Hace unos días nos enteramos de la muerte del «indio del Buraco», último superviviente de su tribu amazónica y, también, el último de muchos últimos. Durante casi tres décadas vivió solo en las profundidades de la selva, huyendo de cualquier contacto humano, buscando refugio más allá de los límites conocidos, curando en silencio el trauma del exterminio de su familia y de su tribu.

Y lo consiguió. 

El Gobierno brasileño le protegió durante todo este tiempo acotando una tierra especial para él. Su historia creó referentes en el mundo de la antropología y, de vez en cuando, saltaba a los medios de comunicación. 

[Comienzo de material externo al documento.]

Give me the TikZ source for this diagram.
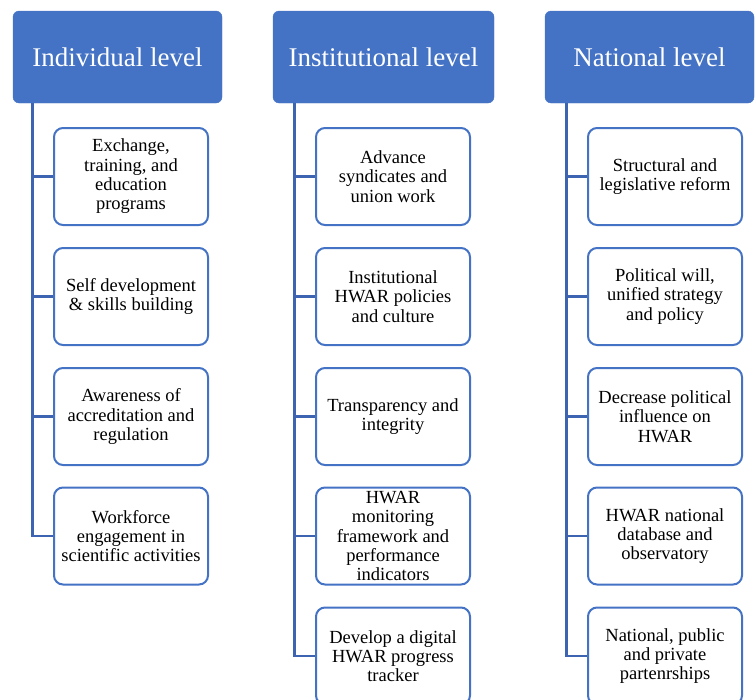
\documentclass[tikz,border=0pt]{standalone}
\usepackage{fontspec}
\setmainfont{Liberation Serif}
\definecolor{hwarblue}{HTML}{4472C4}
\definecolor{linkblue}{HTML}{3D64B0}
\tikzset{
	levelbox/.style={draw=hwarblue, fill=hwarblue, rounded corners=6pt, minimum height=92pt,
		text=white, font=\fontsize{27}{31}\selectfont, inner sep=0pt},
	itembox/.style={draw=hwarblue, line width=2pt, fill=white, rounded corners=9pt,
		minimum width=154pt, minimum height=97pt, align=center,
		font=\fontsize{18.5}{19.3}\selectfont, inner xsep=2pt, inner ysep=0pt},
	link/.style={draw=linkblue, line width=2.8pt}
}
\begin{document}
\begin{tikzpicture}[x=1pt,y=-1pt]
		\useasboundingbox (0,0) rectangle (755,699);
		% column headers
		\node[levelbox, minimum width=209pt] (ind) at (117.5,57) {Individual level};
		\node[levelbox, minimum width=221pt] (ins) at (383.5,57) {Institutional level};
		\node[levelbox, minimum width=209pt] (nat) at (649.5,57) {National level};
		
		% individual level
		\node[itembox] (i1) at (131,176.5) {Exchange,\\training, and\\education\\programs};
		\node[itembox] (i2) at (131,296.5) {Self development\\\& skills building};
		\node[itembox] (i3) at (131,416.5) {Awareness of\\accreditation and\\regulation};
		\node[itembox] (i4) at (131,536) {Workforce\\engagement in\\scientific activities};
		
		% institutional level
		\node[itembox] (s1) at (393,176.5) {Advance\\syndicates and\\union work};
		\node[itembox] (s2) at (393,296.5) {Institutional\\HWAR policies\\and culture};
		\node[itembox] (s3) at (393,416.5) {Transparency and\\integrity};
		\node[itembox] (s4) at (393,536) {HWAR\\monitoring\\framework and\\performance\\indicators};
		\node[itembox] (s5) at (393,656) {Develop a digital\\HWAR progress\\tracker};
		
		% national level
		\node[itembox] (n1) at (665,176.5) {Structural and\\legislative reform};
		\node[itembox] (n2) at (665,296.5) {Political will,\\unified strategy\\and policy};
		\node[itembox] (n3) at (665,416.5) {Decrease political\\influence on\\HWAR};
		\node[itembox] (n4) at (665,536) {HWAR national\\database and\\observatory};
		\node[itembox] (n5) at (665,656) {National, public\\and private\\partenrships};
		
		% trunks
		\coordinate (itop) at ([xshift=20pt]ind.south west);
		\coordinate (stop) at ([xshift=22pt]ins.south west);
		\coordinate (ntop) at ([xshift=22pt]nat.south west);
		\draw[link] (itop) |- (i4.west);
		\draw[link] (stop) |- (s5.west);
		\draw[link] (ntop) |- (n5.west);
		
		% branches
		\draw[link] (i1.west) -- (i1.west -| itop);
		\draw[link] (i2.west) -- (i2.west -| itop);
		\draw[link] (i3.west) -- (i3.west -| itop);
		\draw[link] (s1.west) -- (s1.west -| stop);
		\draw[link] (s2.west) -- (s2.west -| stop);
		\draw[link] (s3.west) -- (s3.west -| stop);
		\draw[link] (s4.west) -- (s4.west -| stop);
		\draw[link] (n1.west) -- (n1.west -| ntop);
		\draw[link] (n2.west) -- (n2.west -| ntop);
		\draw[link] (n3.west) -- (n3.west -| ntop);
		\draw[link] (n4.west) -- (n4.west -| ntop);
	\end{tikzpicture}
\end{document}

Hace 15 años conté su historia en el periódico donde trabajaba (abajo el link) y tuve el placer de no conocerle. Pensaba que ya había muerto. Y, personalmente, me alegro de que haya vivido tanto.

Dicen que le han encontrado en su hamaca, con rictus plácido, cubierto con plumas de guacamayo como si hubiese intuido su tránsito. Más de 60 años después de llegar a este mundo en una familia que ya no existe.

De alguna manera, esa opción de vida y esa opción de muerte sirven de ejemplo silencioso de ese mundo que muere cada día sin que nadie, desde sus respectivos agujeros, haga nada por evitarlo.